#### Task brief:
Skip all pictures. Write out the data below from its first line through the line that contains "minimum width=110pt, minimum".

#### Record excerpts:
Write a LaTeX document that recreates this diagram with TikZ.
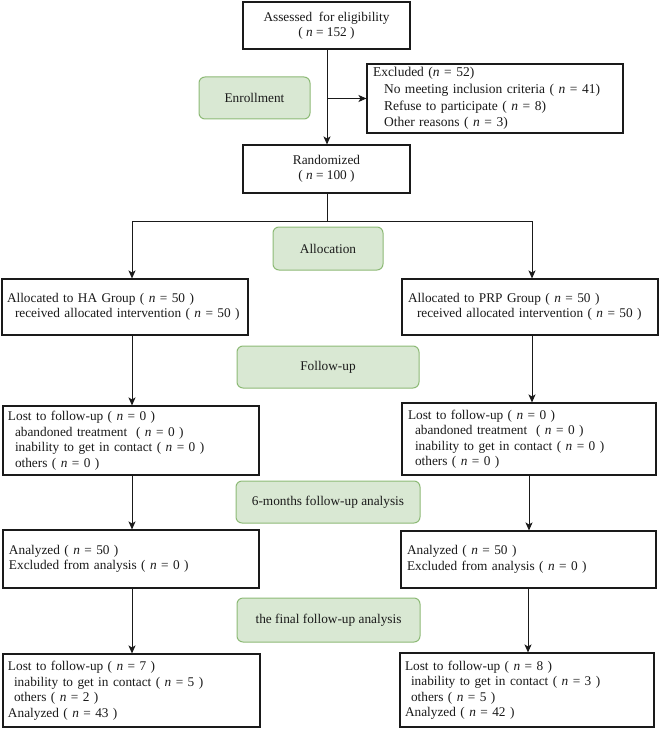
\documentclass[tikz,border=0pt]{standalone}
\usepackage{fontspec}
\setmainfont{Liberation Serif}
\usetikzlibrary{arrows.meta}
\definecolor{gfill}{HTML}{D9E8D3}
\definecolor{gstroke}{HTML}{8DBA76}
\definecolor{ink}{HTML}{1A1A1A}
\newcommand{\txs}{\fontsize{13.3}{15.5}\selectfont}
\newcommand{\ind}[1]{\hspace*{#1pt}}
\newcommand{\nn}{\textit{n}}
\begin{document}
\begin{tikzpicture}[x=1pt,y=-1pt,
  wbox/.style={draw=ink, line width=1.1pt, fill=white, inner xsep=6pt, inner ysep=0pt, align=left, font=\txs, text=ink},
  cbox/.style={draw=ink, line width=1.1pt, fill=white, inner xsep=4pt, inner ysep=0pt, align=center, font=\txs, text=ink},
  gbox/.style={draw=gstroke, fill=gfill, line width=1pt, rounded corners=6pt, align=center, font=\txs, text=ink, inner sep=0pt},
  arr/.style={draw=ink, line width=1pt, -{Stealth[length=8pt,width=7pt,inset=2pt]}},
  ln/.style={draw=ink, line width=1pt}]
\useasboundingbox (0,0) rectangle (661,735);

% top
\node[cbox, minimum width=167pt, minimum height=47pt] (assess) at (326.5,25.5)
  {Assessed\ \ for eligibility\\( \nn{} = 152 )};
\node[wbox, text width=244pt, minimum height=69pt, font=\fontsize{13.5}{16.8}\selectfont] (excl) at (495,98.5)
  {Excluded (\nn{} = 52)\\\ind{11}No meeting inclusion criteria ( \nn{} = 41)\\\ind{11}Refuse to participate ( \nn{} = 8)\\\ind{11}Other reasons ( \nn{} = 3)};
\node[gbox, minimum width=111pt, minimum height=42pt] (enroll) at (254.5,98) {Enrollment};
\node[cbox, minimum width=167pt, minimum height=48pt] (rand) at (326.5,169)
  {Randomized\\( \nn{} = 100 )};
\node[gbox, minimum width=110pt, minimum height=43pt] (alloc) at (328,248.5) {Allocation};

% allocation
\node[wbox, inner xsep=5pt, text width=236pt, minimum height=56pt] (ha) at (125,307)
  {Allocated to HA Group ( \nn{} = 50 )\\\ind{8}received allocated intervention ( \nn{} = 50 )};
\node[wbox, text width=244pt, minimum height=56pt] (prp) at (530,307)
  {Allocated to PRP Group ( \nn{} = 50 )\\\ind{9}received allocated intervention ( \nn{} = 50 )};
\node[gbox, minimum width=182pt, minimum height=42pt] (fu) at (328,367) {Follow-up};

% follow-up
\node[wbox, inner xsep=5pt, text width=246pt, minimum height=69pt] (lostL) at (131,440.5)
  {Lost to follow-up ( \nn{} = 0 )\\\ind{7}abandoned treatment\ \ ( \nn{} = 0 )\\\ind{7}inability to get in contact ( \nn{} = 0 )\\\ind{7}others ( \nn{} = 0 )};
\node[wbox, text width=242pt, minimum height=72pt] (lostR) at (529,439)
  {Lost to follow-up ( \nn{} = 0 )\\\ind{7}abandoned treatment\ \ ( \nn{} = 0 )\\\ind{7}inability to get in contact ( \nn{} = 0 )\\\ind{7}others ( \nn{} = 0 )};
\node[gbox, minimum width=184pt, minimum height=42pt] (six) at (328,502) {6-months follow-up analysis};

% analyzed
\node[wbox, text width=244pt, minimum height=58pt] (anaL) at (131,559)
  {Analyzed ( \nn{} = 50 )\\Excluded from analysis ( \nn{} = 0 )};
\node[wbox, text width=243pt, minimum height=57pt] (anaR) at (528.5,559.5)
  {Analyzed ( \nn{} = 50 )\\Excluded from analysis ( \nn{} = 0 )};
\node[gbox, minimum width=183pt, minimum height=44pt] (final) at (328.5,620) {the final follow-up analysis};

% bottom
\node[wbox, text width=247pt, inner xsep=5pt, minimum height=73pt] (botL) at (131.5,690.5)
  {Lost to follow-up ( \nn{} = 7 )\\\ind{6}inability to get in contact ( \nn{} = 5 )\\\ind{6}others ( \nn{} = 2 )\\Analyzed ( \nn{} = 43 )};
\node[wbox, text width=244pt, inner xsep=5pt, minimum height=74pt] (botR) at (527,690)
  {Lost to follow-up ( \nn{} = 8 )\\\ind{6}inability to get in contact ( \nn{} = 3 )\\\ind{6}others ( \nn{} = 5 )\\Analyzed ( \nn{} = 42 )};

% helper x positions
\coordinate (xT) at (327,0);
\coordinate (xL) at (132,0);
\coordinate (xR) at (532,0);
\coordinate (xR2) at (529,0);
\coordinate (xR3) at (528,0);
\coordinate (jx) at (xT |- excl.west);
\coordinate (split) at (327,221);

% connectors
\draw[arr] (xT |- assess.south) -- (xT |- rand.north);
\draw[arr] (jx) -- (excl.west);
\draw[ln] (xT |- rand.south) -- (split);
\draw[arr] (split) -| (xL |- ha.north);
\draw[arr] (split) -| (xR |- prp.north);
\draw[arr] (xL |- ha.south) -- (xL |- lostL.north);
\draw[arr] (xR |- prp.south) -- (xR |- lostR.north);
\draw[arr] (xL |- lostL.south) -- (xL |- anaL.north);
\draw[arr] (xR2 |- lostR.south) -- (xR2 |- anaR.north);
\draw[arr] (xL |- anaL.south) -- (xL |- botL.north);
\draw[arr] (xR3 |- anaR.south) -- (xR3 |- botR.north);
\end{tikzpicture}
\end{document}
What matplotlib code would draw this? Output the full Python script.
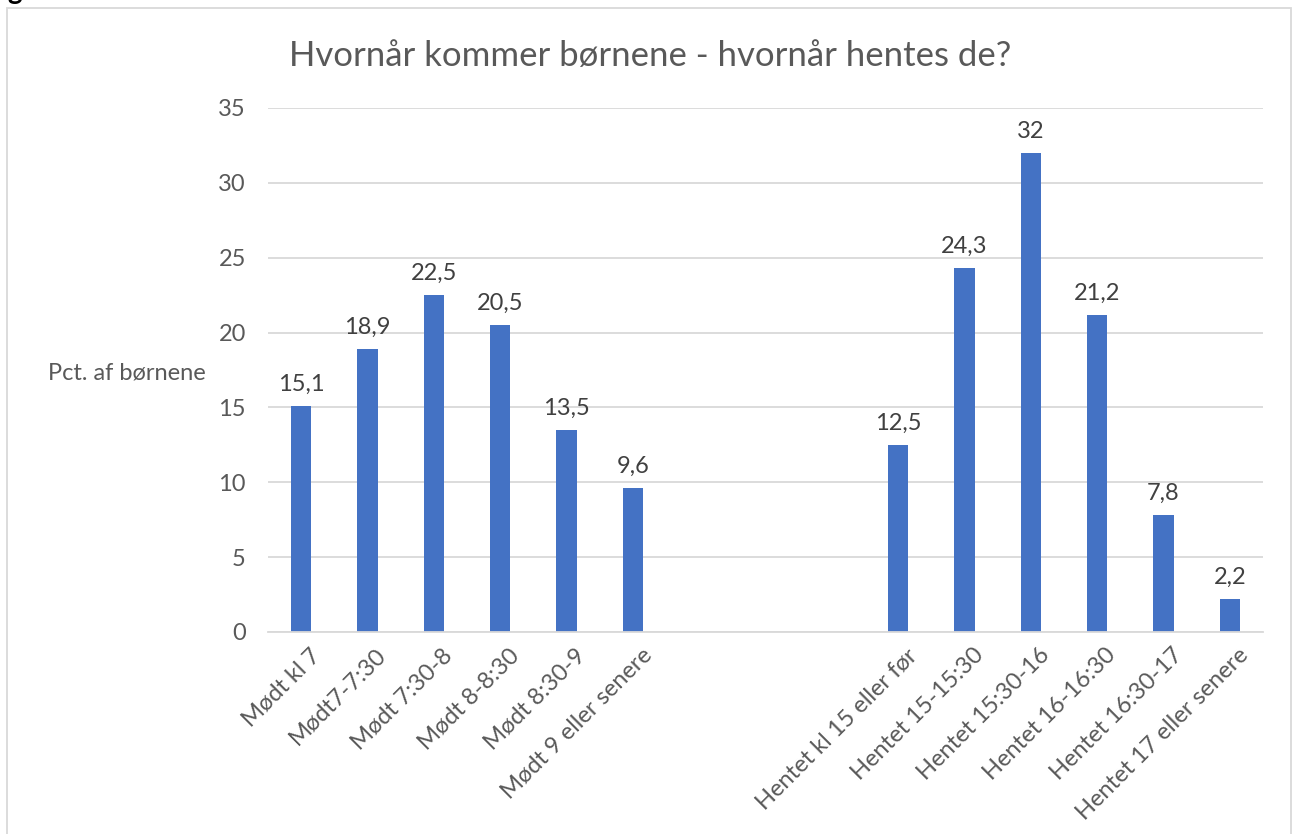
import matplotlib
matplotlib.use("Agg")
import matplotlib.pyplot as plt
from matplotlib.patches import Rectangle
import matplotlib.transforms as mtransforms

categories = ["Mødt kl 7", "Mødt7-7:30", "Mødt 7:30-8", "Mødt 8-8:30", "Mødt 8:30-9",
              "Mødt 9 eller senere", "", "", "",
              "Hentet kl 15 eller før", "Hentet 15-15:30", "Hentet 15:30-16",
              "Hentet 16-16:30", "Hentet 16:30-17", "Hentet 17 eller senere"]
values = [15.1, 18.9, 22.5, 20.5, 13.5, 9.6, None, None, None,
          12.5, 24.3, 32, 21.2, 7.8, 2.2]
title = "Hvornår kommer børnene - hvornår hentes de?"
ylabel = "Pct. af børnene"
yticks = [0, 5, 10, 15, 20, 25, 30, 35]

plt.rcParams['font.family'] = ['Lato', 'DejaVu Sans']

W, H = 1292, 834
FS = 17
fig = plt.figure(figsize=(W / 100, H / 100), dpi=100)
ax = fig.add_axes([268 / W, 1 - 632 / H, (1263 - 268) / W, (632 - 108) / H])

xs = list(range(len(categories)))
bx = [x for x, v in zip(xs, values) if v is not None]
bv = [v for v in values if v is not None]
ax.bar(bx, bv, width=0.31, color="#4472C4", zorder=3)

for x, v in zip(bx, bv):
    lab = (f"{v:g}").replace(".", ",")
    ax.annotate(lab, (x, v), xytext=(0, 8), textcoords="offset points",
                ha="center", va="bottom", fontsize=FS, color="#404040")

ax.set_xlim(-0.5, len(categories) - 0.5)
ax.set_ylim(0, 35)
ax.set_yticks(yticks)
ax.set_yticklabels([str(t) for t in yticks], fontsize=FS, color="#595959")
ax.set_xticks(xs)
ax.set_xticklabels(categories, rotation=45, ha="right", rotation_mode="anchor",
                   fontsize=FS, color="#595959")
ax.tick_params(axis="both", length=0)
ax.tick_params(axis="y", pad=16)
ax.tick_params(axis="x", pad=9)
for x_lab in ax.get_xticklabels():
    x_lab.set_transform(x_lab.get_transform() + mtransforms.ScaledTranslation(8 / 100, 0, fig.dpi_scale_trans))

ax.grid(axis="y", color="#D9D9D9", linewidth=1.3, zorder=0)
for s in ["top", "right", "left"]:
    ax.spines[s].set_visible(False)
ax.spines["bottom"].set_color("#D9D9D9")
ax.spines["bottom"].set_linewidth(1.3)
ax.spines["bottom"].set_zorder(4)

fig.text(127 / W, 1 - 373 / H, ylabel, ha="center", va="center", fontsize=FS, color="#595959")
fig.text(650 / W, 1 - 56 / H, title, ha="center", va="center", fontsize=25, color="#595959")
# cut-off glyph from text above the chart
fig.text(7 / W, 1 + 1 / H, "g", ha="left", va="baseline", fontsize=20, fontweight="bold", color="black")

fig.patches.append(Rectangle((7 / W, -0.05), (1291 - 7) / W, 1.05 - 8 / H, transform=fig.transFigure,
                             fill=False, edgecolor="#D9D9D9", linewidth=1.3))

fig.savefig("out.png", dpi=100)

#### Final result:
Write a LaTeX document that recreates this diagram with TikZ.
\documentclass[tikz,border=0pt]{standalone}
\usepackage{fontspec}
\setmainfont{Liberation Serif}
\usetikzlibrary{arrows.meta}
\definecolor{gfill}{HTML}{D9E8D3}
\definecolor{gstroke}{HTML}{8DBA76}
\definecolor{ink}{HTML}{1A1A1A}
\newcommand{\txs}{\fontsize{13.3}{15.5}\selectfont}
\newcommand{\ind}[1]{\hspace*{#1pt}}
\newcommand{\nn}{\textit{n}}
\begin{document}
\begin{tikzpicture}[x=1pt,y=-1pt,
  wbox/.style={draw=ink, line width=1.1pt, fill=white, inner xsep=6pt, inner ysep=0pt, align=left, font=\txs, text=ink},
  cbox/.style={draw=ink, line width=1.1pt, fill=white, inner xsep=4pt, inner ysep=0pt, align=center, font=\txs, text=ink},
  gbox/.style={draw=gstroke, fill=gfill, line width=1pt, rounded corners=6pt, align=center, font=\txs, text=ink, inner sep=0pt},
  arr/.style={draw=ink, line width=1pt, -{Stealth[length=8pt,width=7pt,inset=2pt]}},
  ln/.style={draw=ink, line width=1pt}]
\useasboundingbox (0,0) rectangle (661,735);

% top
\node[cbox, minimum width=167pt, minimum height=47pt] (assess) at (326.5,25.5)
  {Assessed\ \ for eligibility\\( \nn{} = 152 )};
\node[wbox, text width=244pt, minimum height=69pt, font=\fontsize{13.5}{16.8}\selectfont] (excl) at (495,98.5)
  {Excluded (\nn{} = 52)\\\ind{11}No meeting inclusion criteria ( \nn{} = 41)\\\ind{11}Refuse to participate ( \nn{} = 8)\\\ind{11}Other reasons ( \nn{} = 3)};
\node[gbox, minimum width=111pt, minimum height=42pt] (enroll) at (254.5,98) {Enrollment};
\node[cbox, minimum width=167pt, minimum height=48pt] (rand) at (326.5,169)
  {Randomized\\( \nn{} = 100 )};
\node[gbox, minimum width=110pt, minimum height=43pt] (alloc) at (328,248.5) {Allocation};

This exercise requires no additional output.